→ **Prompt**:
Where a line contains the word "this", copy that line.

→ **Task input**:
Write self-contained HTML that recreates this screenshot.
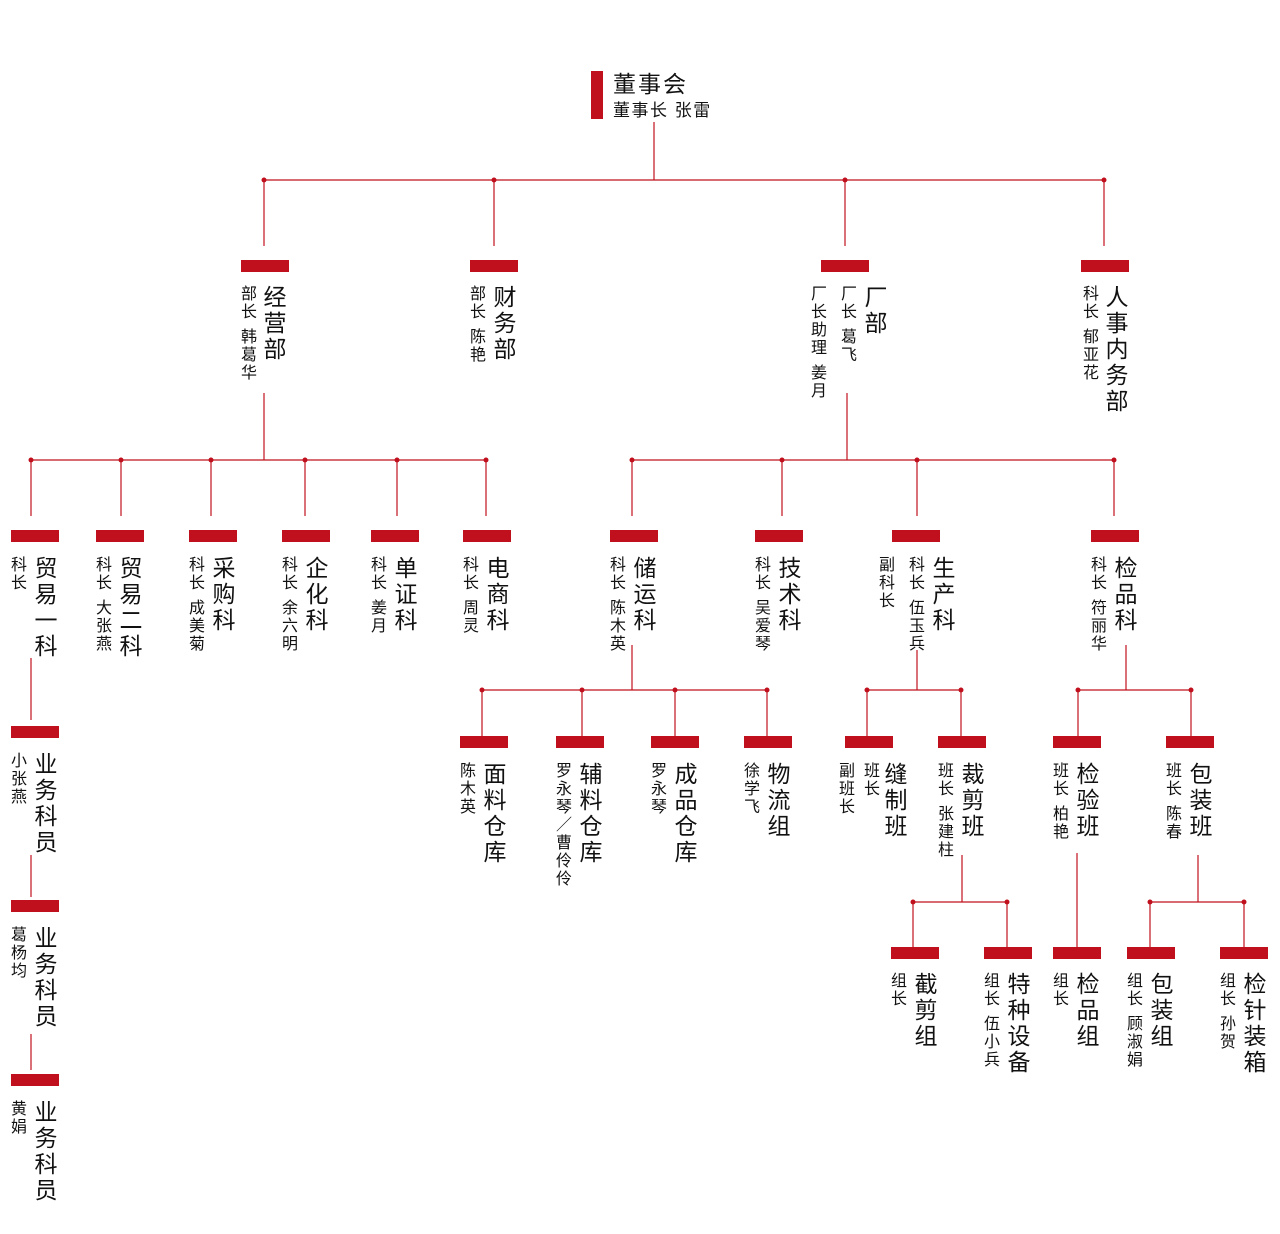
...
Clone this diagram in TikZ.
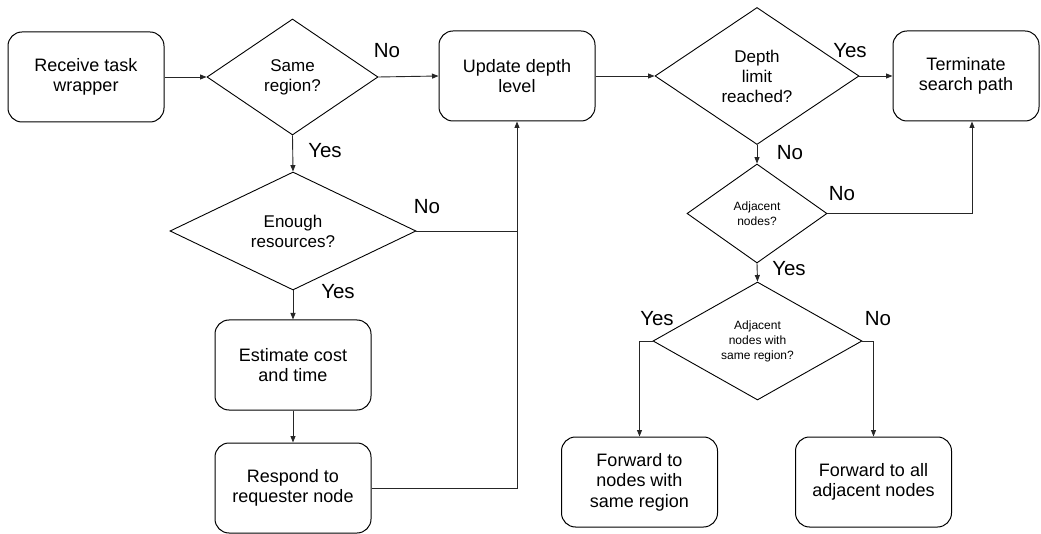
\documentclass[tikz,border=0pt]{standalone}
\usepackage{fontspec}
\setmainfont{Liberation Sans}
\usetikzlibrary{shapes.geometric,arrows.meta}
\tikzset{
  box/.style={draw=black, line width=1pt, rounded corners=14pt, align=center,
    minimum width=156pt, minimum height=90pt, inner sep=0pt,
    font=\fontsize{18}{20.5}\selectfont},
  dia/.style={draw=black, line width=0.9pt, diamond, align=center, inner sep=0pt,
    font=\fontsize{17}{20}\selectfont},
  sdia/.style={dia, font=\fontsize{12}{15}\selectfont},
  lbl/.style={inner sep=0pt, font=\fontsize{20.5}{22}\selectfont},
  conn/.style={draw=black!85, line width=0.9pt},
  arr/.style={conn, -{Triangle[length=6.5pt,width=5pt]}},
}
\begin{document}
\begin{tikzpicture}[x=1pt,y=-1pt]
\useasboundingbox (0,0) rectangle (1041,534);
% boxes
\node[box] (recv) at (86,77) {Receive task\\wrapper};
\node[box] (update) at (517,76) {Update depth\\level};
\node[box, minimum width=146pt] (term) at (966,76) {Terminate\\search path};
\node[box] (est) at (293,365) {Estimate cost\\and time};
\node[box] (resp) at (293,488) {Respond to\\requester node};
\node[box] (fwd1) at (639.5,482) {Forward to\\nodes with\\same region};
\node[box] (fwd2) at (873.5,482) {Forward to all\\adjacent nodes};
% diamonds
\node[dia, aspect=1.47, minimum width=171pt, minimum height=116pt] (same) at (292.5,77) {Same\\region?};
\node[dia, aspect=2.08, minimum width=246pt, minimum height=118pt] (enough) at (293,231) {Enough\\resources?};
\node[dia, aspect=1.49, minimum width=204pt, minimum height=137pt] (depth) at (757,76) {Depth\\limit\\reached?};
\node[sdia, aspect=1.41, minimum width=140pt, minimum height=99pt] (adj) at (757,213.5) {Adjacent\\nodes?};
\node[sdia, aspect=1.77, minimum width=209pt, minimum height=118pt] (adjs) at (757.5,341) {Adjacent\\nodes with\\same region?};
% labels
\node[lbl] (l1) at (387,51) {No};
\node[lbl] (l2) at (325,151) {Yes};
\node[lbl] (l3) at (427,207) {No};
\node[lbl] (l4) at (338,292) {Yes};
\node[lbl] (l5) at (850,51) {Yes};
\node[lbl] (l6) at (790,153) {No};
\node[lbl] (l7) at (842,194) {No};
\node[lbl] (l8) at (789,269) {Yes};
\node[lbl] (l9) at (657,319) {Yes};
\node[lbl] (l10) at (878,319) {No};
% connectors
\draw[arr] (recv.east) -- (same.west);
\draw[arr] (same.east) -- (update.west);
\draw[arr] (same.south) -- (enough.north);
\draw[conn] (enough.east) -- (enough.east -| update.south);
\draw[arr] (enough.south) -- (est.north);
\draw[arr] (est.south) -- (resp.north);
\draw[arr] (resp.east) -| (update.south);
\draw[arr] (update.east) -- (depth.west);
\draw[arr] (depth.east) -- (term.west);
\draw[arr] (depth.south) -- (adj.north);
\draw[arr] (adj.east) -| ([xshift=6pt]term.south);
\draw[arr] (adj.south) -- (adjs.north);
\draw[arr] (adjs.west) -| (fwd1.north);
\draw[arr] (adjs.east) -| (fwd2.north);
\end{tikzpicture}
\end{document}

→ **Final result**:
Write self-contained HTML that recreates this screenshot.
Clone this diagram in TikZ.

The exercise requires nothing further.